The exercise:
From the entries that follow, pick out all lines holding "this".

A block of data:
....................
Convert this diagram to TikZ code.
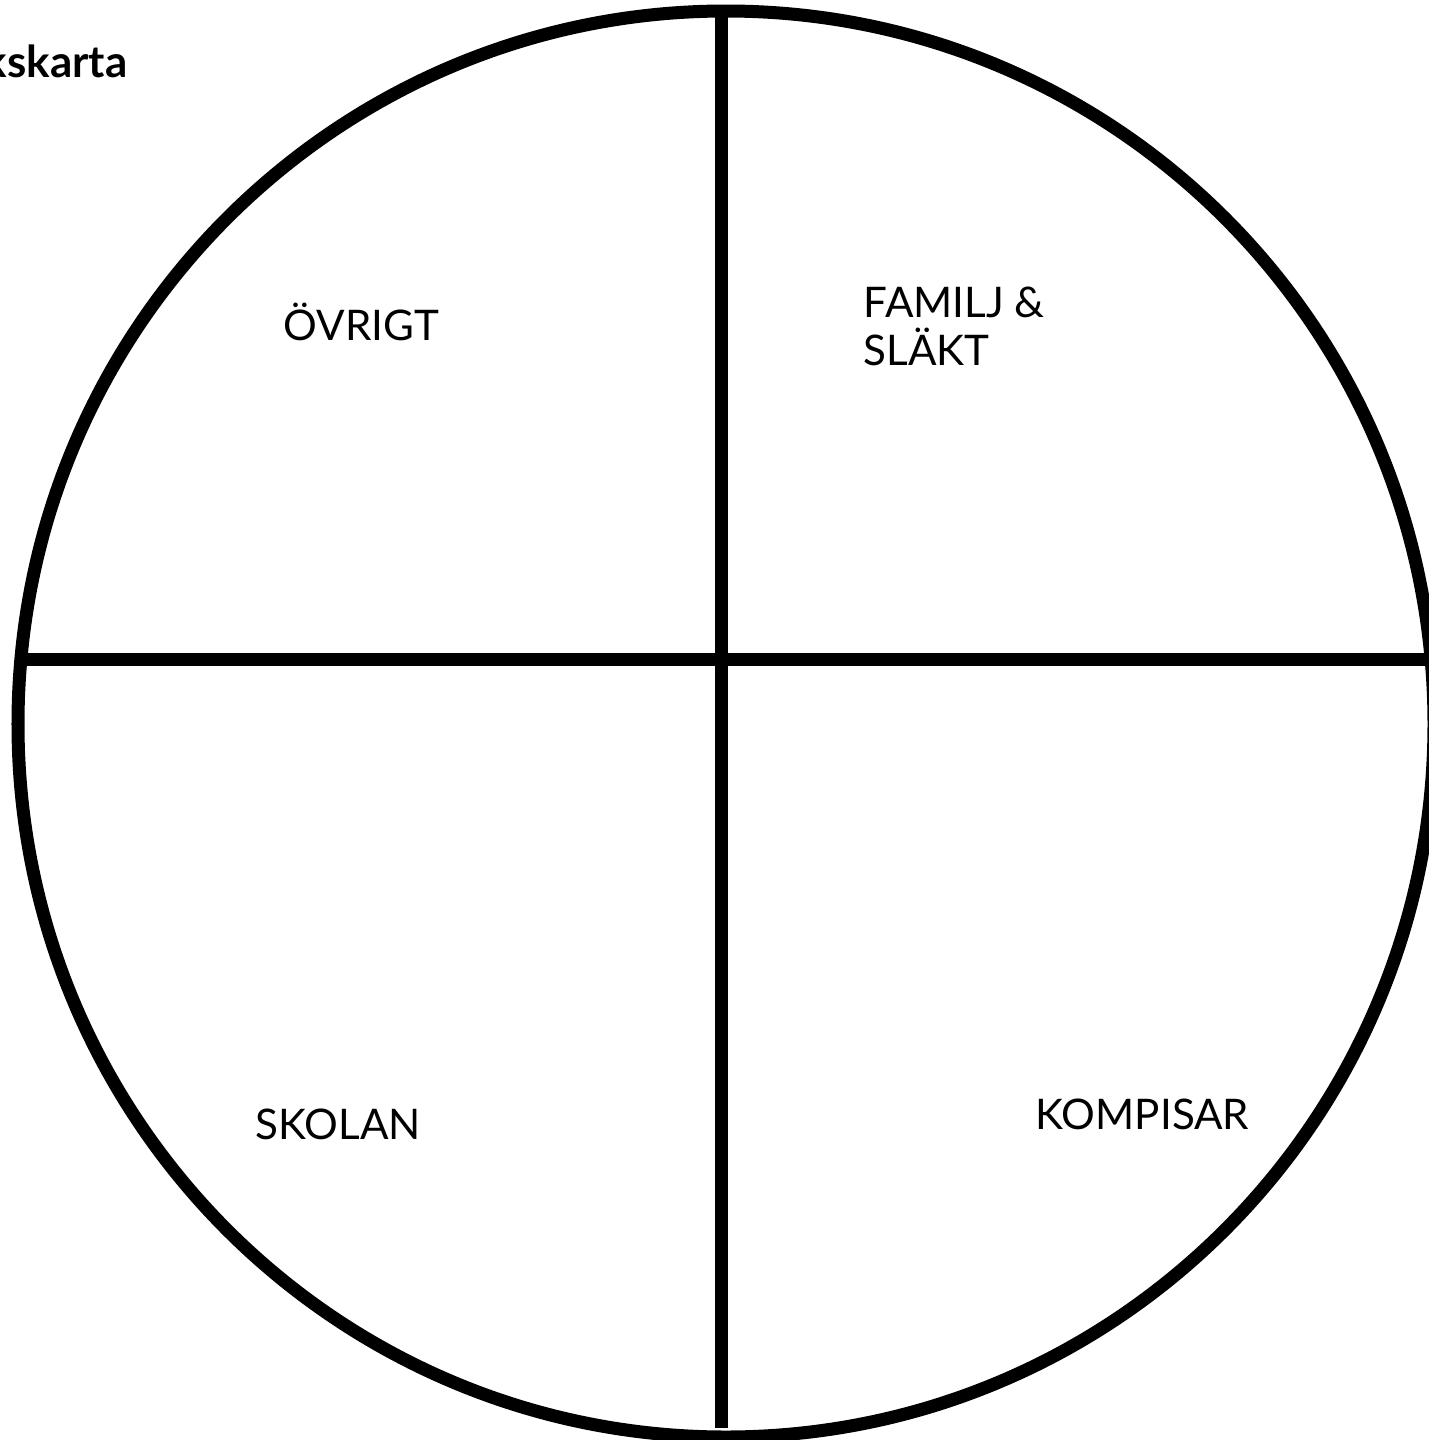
\documentclass[tikz,border=0pt]{standalone}
\usepackage{fontspec}
\setmainfont{Lato}
\usepackage{tikz}
\usetikzlibrary{positioning}

\tikzset{
  sector/.style={font=\fontsize{12}{13.4}\selectfont, inner sep=0pt, align=left},
  divider/.style={line width=3.7pt, black}
}

\begin{document}
\begin{tikzpicture}
% Page frame (picture is cropped on the left and right)
\useasboundingbox (0,0) rectangle (14.29,-14.40);
% Title, cut off at the left edge
\node[font=\bfseries\fontsize{12.5}{15}\selectfont, inner sep=0pt, anchor=base east] (title) at (1.28,-0.77) {kskarta};
% Outer circle
\draw[divider] (7.26,-7.24) ellipse [x radius=7.08, y radius=7.13];
% Quarter dividers
\draw[divider] (7.21,-0.12) -- (7.21,-14.28);
\draw[divider] (0.20,-6.59) -- (14.40,-6.59);
% Sector labels
\node[sector, anchor=base west] (ovrigt) at (2.83,-3.40) {ÖVRIGT};
\node[sector, anchor=base west] (familj) at (8.63,-3.65) {FAMILJ \&\\SLÄKT};
\node[sector, anchor=base west] (skolan) at (2.55,-11.39) {SKOLAN};
\node[sector, anchor=base west] (kompisar) at (10.35,-11.29) {KOMPISAR};
\end{tikzpicture}
\end{document}
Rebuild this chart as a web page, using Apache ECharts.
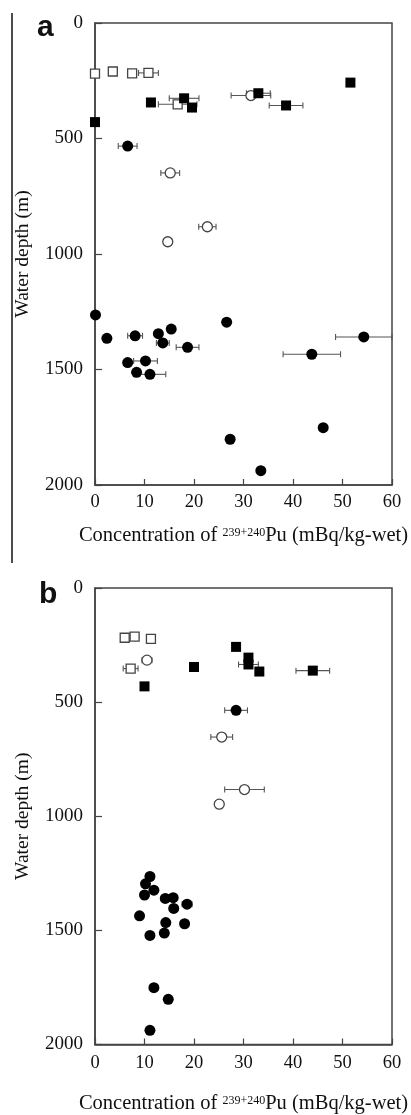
....................
Output:
Convert this diagram to TikZ code.
Rebuild this chart as a web page, using Apache ECharts.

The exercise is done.